The process sounds complicated, but the comparisons are sometimes intuitively satisfying. As a Pistons fan growing up, for example, I can see the similarities between Wall and his No. 1 historical comp, Isiah Thomas. Compare their stats on Basketball-Reference.com and you’ll see where CARMELO is coming from: They are eerily alike in some respects. Even so, the comparison is not perfect. Thomas drew more contact around the basket, resulting in more free-throw attempts. But he was undersized, whereas Wall isn’t, exactly.

Like snowflakes, in other words, no two NBA players are exactly alike. While a theoretically perfect similarity score is 100, Thomas registers at a 57 instead. By CARMELO standards, that’s high: Many NBA players don’t have any comparables with a similarity score above 50. And similarity scores above 60 are even rarer.

This is partly because of the way CARMELO defines similarity scores. A score of 0 is average, not bad. Dominique Wilkins has a similarity score of about 0 relative to Wall, for instance; they’re not much alike, but they aren’t totally off one another’s radar. Many players will have negative similarity scores instead; Manute Bol’s similarity score to Wall is -113.¹⁰ Here’s a rough guide for interpreting similarity scores:

SIMILARITY SCORE	DESCRIPTION
100	Perfect score; identical
60-99	Separated at birth
50-59	Extremely similar
40-49	Highly similar
30-39	Mostly similar
20-29	Partly similar
1-19	Somewhat similar
0	As similar as dissimilar
<0	More dissimilar than similar

You can find a more technical description of CARMELO similarity scores, which are calculated using a version of a nearest neighbor algorithm, in the footnotes.¹¹

Step 3. Make a projection

Each player’s top 10 comparables are listed in his CARMELO card. Each comp has a mini-graph (sparkline) depicting how that player’s career progressed over the next seven seasons, where applicable,¹² based on wins above replacement (WAR):

So a player’s CARMELO projection is formed just by averaging the career tracks for his top 10 comparables? That’s pointing in the right direction … but doesn’t quite tell the whole story.

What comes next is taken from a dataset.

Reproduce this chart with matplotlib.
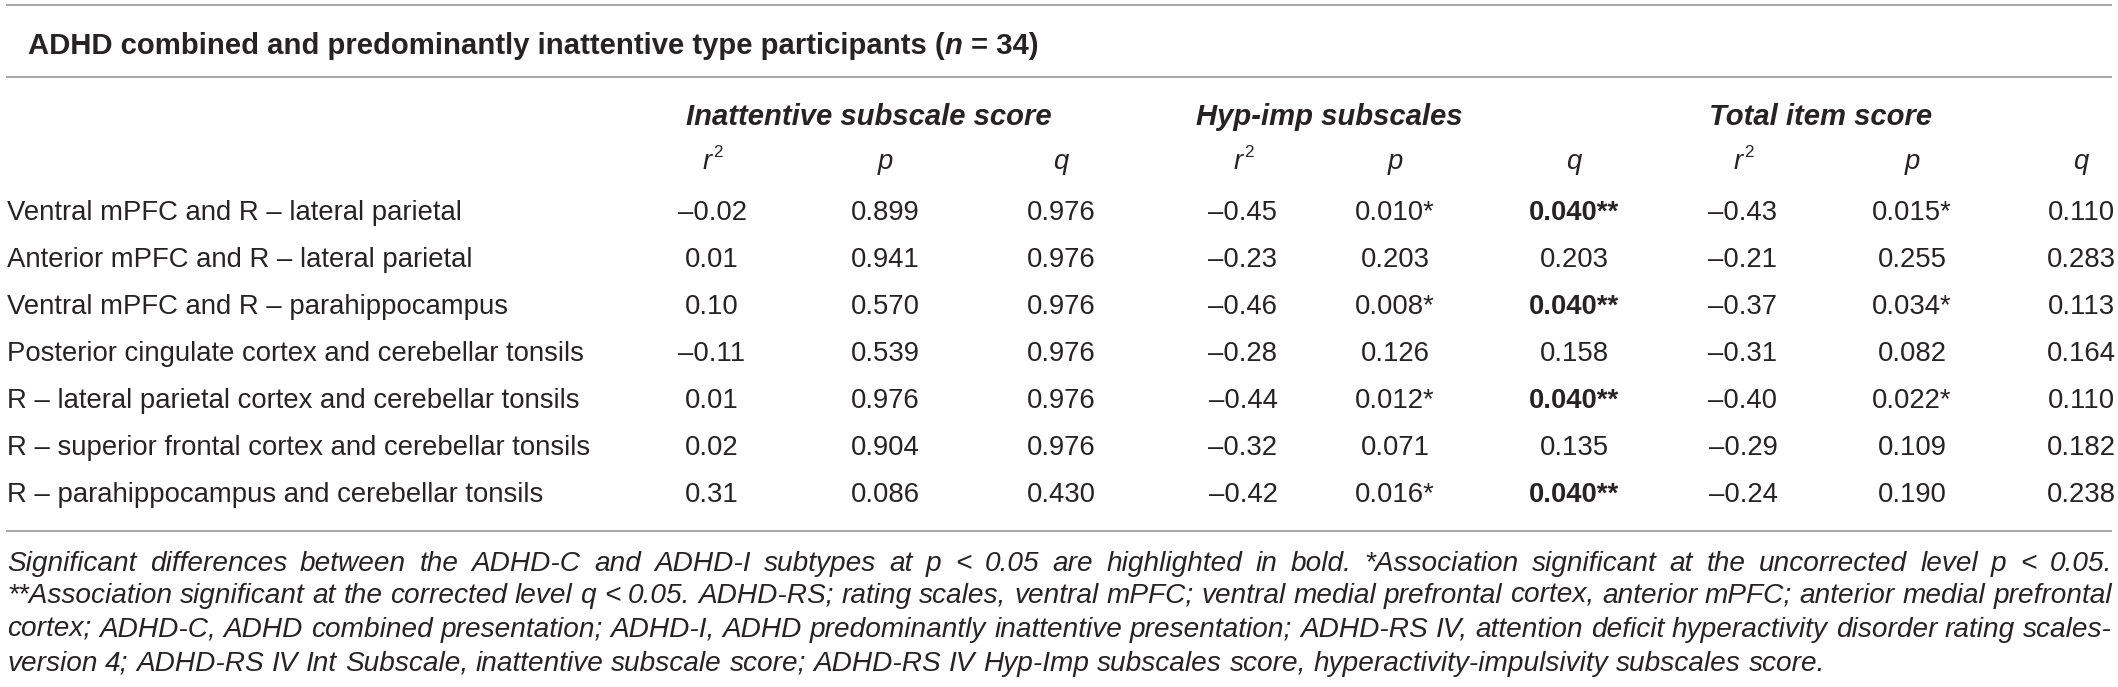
import matplotlib
matplotlib.use("Agg")
import matplotlib.pyplot as plt

# ---------------- data ----------------
title_main = "ADHD combined and predominantly inattentive type participants ("
title_n = "n"
title_tail = "= 34)"

group_labels = ["Inattentive subscale score", "Hyp-imp subscales", "Total item score"]
stat_labels = ["r", "p", "q"]

row_labels = [
    "Ventral mPFC and R \u2013 lateral parietal",
    "Anterior mPFC and R \u2013 lateral parietal",
    "Ventral mPFC and R \u2013 parahippocampus",
    "Posterior cingulate cortex and cerebellar tonsils",
    "R \u2013 lateral parietal cortex and cerebellar tonsils",
    "R \u2013 superior frontal cortex and cerebellar tonsils",
    "R \u2013 parahippocampus and cerebellar tonsils",
]
inatt_r2 = [-0.02, 0.01, 0.10, -0.11, 0.01, 0.02, 0.31]
inatt_p = [0.899, 0.941, 0.570, 0.539, 0.976, 0.904, 0.086]
inatt_q = [0.976, 0.976, 0.976, 0.976, 0.976, 0.976, 0.430]
hyp_r2 = [-0.45, -0.23, -0.46, -0.28, -0.44, -0.32, -0.42]
hyp_p = [0.010, 0.203, 0.008, 0.126, 0.012, 0.071, 0.016]
hyp_q = [0.040, 0.203, 0.040, 0.158, 0.040, 0.135, 0.040]
tot_r2 = [-0.43, -0.21, -0.37, -0.31, -0.40, -0.29, -0.24]
tot_p = [0.015, 0.255, 0.034, 0.082, 0.022, 0.109, 0.190]
tot_q = [0.110, 0.283, 0.113, 0.164, 0.110, 0.182, 0.238]

footnote_lines = [
    "Significant differences between the ADHD-C and ADHD-I subtypes at p < 0.05 are highlighted in bold. *Association significant at the uncorrected level p < 0.05.",
    "**Association significant at the corrected level q < 0.05. ADHD-RS; rating scales, ventral mPFC; ventral medial prefrontal cortex, anterior mPFC; anterior medial prefrontal",
    "cortex; ADHD-C, ADHD combined presentation; ADHD-I, ADHD predominantly inattentive presentation; ADHD-RS IV, attention deficit hyperactivity disorder rating scales-",
    "version 4; ADHD-RS IV Int Subscale, inattentive subscale score; ADHD-RS IV Hyp-Imp subscales score, hyperactivity-impulsivity subscales score.",
]

# ---------------- layout ----------------
W, H = 2118, 687
FONT = "Liberation Sans"
TXT = "#262324"
LINE = "#a6a6a6"

fig = plt.figure(figsize=(W / 100, H / 100), dpi=100)
ax = fig.add_axes([0, 0, 1, 1])
ax.set_xlim(0, W)
ax.set_ylim(H, 0)
ax.axis("off")
renderer = fig.canvas.get_renderer()


def tw(s, **kw):
    t = ax.text(0, 0, s, family=FONT, **kw)
    w = t.get_window_extent(renderer=renderer).width
    t.remove()
    return w


def space_w(**kw):
    return tw("a a", **kw) - tw("aa", **kw)


# calibrate body font so the first row label spans ~7 -> 465 px
ref = tw(row_labels[0], fontsize=10)
BODY = 10 * (465 - 7) / ref
HEAD = BODY * 1.06
LEFT = 7
RIGHT = 2112

# rules
for yy in (5, 77, 531):
    ax.plot([6, RIGHT], [yy, yy], color=LINE, lw=1.4, solid_capstyle="butt")

# title (segments)
x = 28
yb = 54
kb = dict(fontsize=HEAD, fontweight="bold")
ax.text(x, yb, title_main, va="baseline", ha="left", family=FONT, color=TXT, **kb)
x += tw(title_main, **kb)
kbi = dict(fontsize=HEAD, fontweight="bold", style="italic")
ax.text(x, yb, title_n, va="baseline", ha="left", family=FONT, color=TXT, **kbi)
x += tw(title_n, **kbi) + space_w(**kb)
ax.text(x, yb, title_tail, va="baseline", ha="left", family=FONT, color=TXT, **kb)

# columns
col_x = [712, 885, 1061, 1243, 1395, 1574, 1743, 1912, 2081]
group_left = [686, 1196, 1709]
for g, lab in enumerate(group_labels):
    ax.text(group_left[g], 125, lab, va="baseline", ha="left", family=FONT,
            fontsize=HEAD, fontweight="bold", style="italic", color=TXT)

sub_y = 169
for i, cx in enumerate(col_x):
    s = stat_labels[i % 3]
    if s == "r":
        kr = dict(fontsize=BODY, style="italic")
        k2 = dict(fontsize=BODY * 0.62)
        wr = tw("r", **kr)
        w2 = tw("2", **k2)
        x0 = cx - (wr + w2) / 2
        ax.text(x0, sub_y, "r", va="baseline", ha="left", family=FONT, color=TXT, **kr)
        ax.text(x0 + wr + 1, sub_y - BODY * 0.62, "2", va="baseline", ha="left",
                family=FONT, color=TXT, **k2)
    else:
        ax.text(cx, sub_y, s, va="baseline", ha="center", family=FONT,
                fontsize=BODY, style="italic", color=TXT)


def fmt_r(v):
    return f"{v:.2f}".replace("-", "\u2013")


def fmt_p(v):
    return f"{v:.3f}" + ("*" if v < 0.05 else "")


def fmt_q(v):
    return (f"{v:.3f}" + ("**" if v < 0.05 else "")), v < 0.05


row_y0 = 220
row_dy = 47
series = [(inatt_r2, inatt_p, inatt_q), (hyp_r2, hyp_p, hyp_q), (tot_r2, tot_p, tot_q)]
for r, lab in enumerate(row_labels):
    yb = row_y0 + r * row_dy
    ax.text(LEFT, yb, lab, va="baseline", ha="left", family=FONT,
            fontsize=BODY, color=TXT)
    for g, (r2s, ps, qs) in enumerate(series):
        ax.text(col_x[3 * g], yb, fmt_r(r2s[r]), va="baseline", ha="center",
                family=FONT, fontsize=BODY, color=TXT)
        ax.text(col_x[3 * g + 1], yb, fmt_p(ps[r]), va="baseline", ha="center",
                family=FONT, fontsize=BODY, color=TXT)
        qt, bold = fmt_q(qs[r])
        ax.text(col_x[3 * g + 2], yb, qt, va="baseline", ha="center",
                family=FONT, fontsize=BODY, fontweight="bold" if bold else "normal",
                color=TXT)

# footnote: justified italic lines
kf0 = dict(fontsize=10, style="italic")
nat = [sum(tw(w, **kf0) for w in ln.split(" ")) + (len(ln.split(" ")) - 1) * space_w(**kf0)
       for ln in footnote_lines[:3]]
FOOT = 10 * (RIGHT - LEFT) / max(nat)
kf = dict(fontsize=FOOT, style="italic")
foot_y = [571, 603, 637, 671]
sp = space_w(**kf)
for i, ln in enumerate(footnote_lines):
    words = ln.split(" ")
    widths = [tw(w, **kf) for w in words]
    if i < 3:
        gap = (RIGHT - LEFT - sum(widths)) / (len(words) - 1)
    else:
        gap = sp
    x = LEFT
    for w, wd in zip(words, widths):
        ax.text(x, foot_y[i], w, va="baseline", ha="left", family=FONT, color=TXT, **kf)
        x += wd + gap

fig.savefig("out.png", dpi=100)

For one thing, though only the top 10 comparables are listed on a player’s CARMELO card, the system uses all historical players with a positive similarity score to make its forecasts.¹³ Usually this means that dozens and oftentimes hundreds of players are used in generating a forecast; 179 historical players have a positive similarity score to Wall, for instance. Each player’s contribution to the forecast is weighted by his similarity score: A player with a similarity score of 50 will have twice as much influence on the forecast as one with a score of 25, for example.

The second issue is more technical. Take a look at Stephen Curry’s CARMELO card, for instance.

Although Curry has a few extremely flattering comparables — Michael Jordan! — most of the others are not as good as him. Terrell Brandon, Terry Porter and Chris Mullin, for example, are listed among Curry’s top 10 comps. They were good players, perhaps slightly underrated players, but none achieved the heights of excellence that Curry has already realized. They were a poor man’s version of Steph Curry — in mostly the same style as Curry, but inferior across the board. CARMELO is aware of this problem and has a solution to it called a baseline projection, which I describe in the footnotes.¹⁴

Think probabilistically

A more important theme is that CARMELO’s forecasts are probabilistic. Wall is projected to finish with 8.7 WAR next season, for example. But there’s uncertainty around that estimate. Each player’s chart shows a range spanning the middle 80 percent of likely outcomes for the player.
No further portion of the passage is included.